Despite the political divorce between Ouattara and Bedie, some members of the top echelon of Bedie’s PDCI-RDA have joined the Ouattara-led unified RHDP, as illustrated by the recent appointment of Odette Ehui Agnero, formerly chairwoman of the women’s chapter of the PDCI-RDA, in the same position in the unified RHDP.

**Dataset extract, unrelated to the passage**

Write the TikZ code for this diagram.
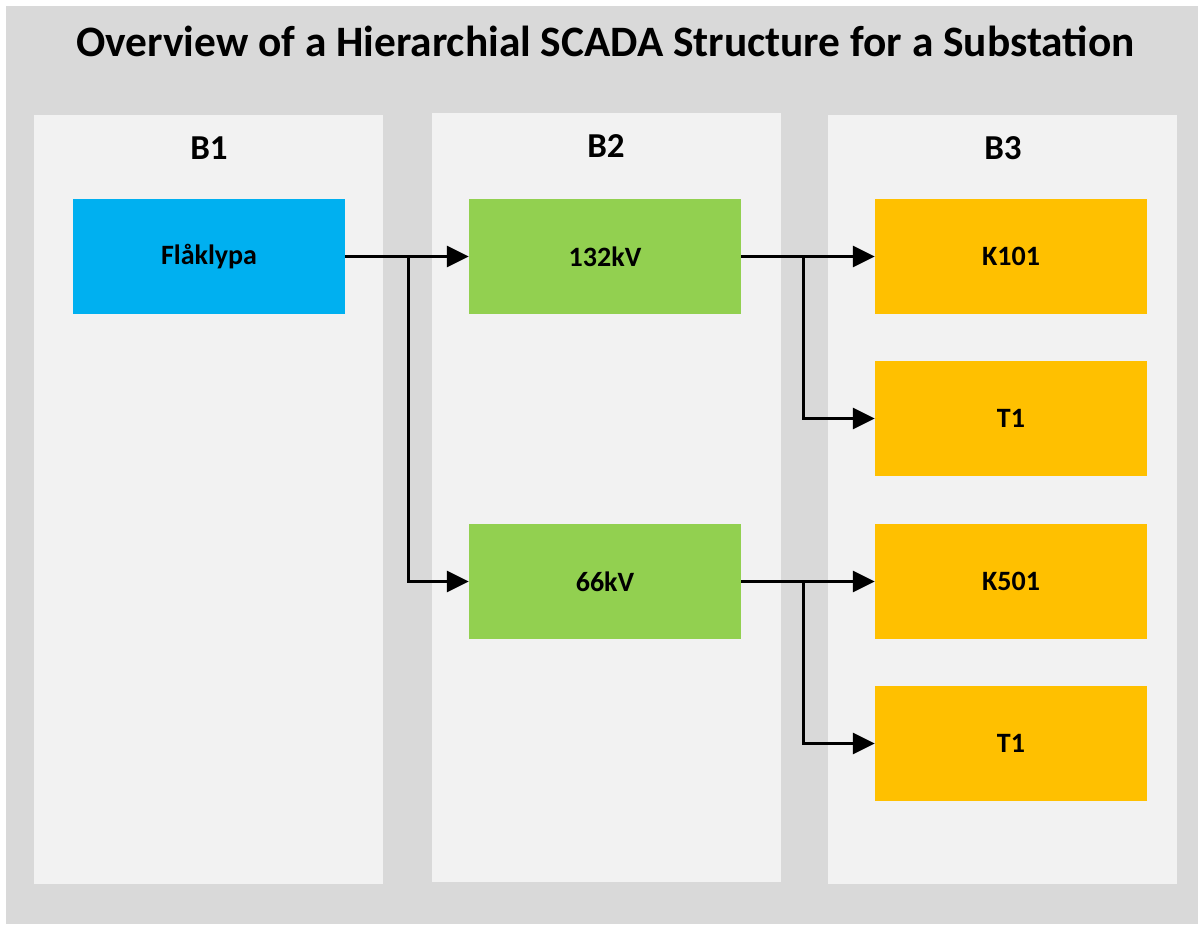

Ouattara’s RHDP is on a shopping spree for PDCI-RDA’s cadres. His minister of animal resources and fisheries, Adjoumani Kobenan—an influential PDCI-RDA member—this week relayed this provocative statement attributed to Ouattara that feels like a jab in the face of the PDCI-RDA:
“By instruction of the chairman of RHDP, H.E.Mr. Alassane Ouattara, I am pleased to inform all the delegates and officials of the PDCI-RDA’s base who have been punished, that they automatically become the new RHDP delegates in their localities. By the same token, their section’s secretaries automatically become the section’s secretaries of RHDP in their respective bases.”
By virtue of being at the helm of a consortium of parties, Ouattara now sits on an impressive number of potential votes that should make his party feel confident as new elections loom.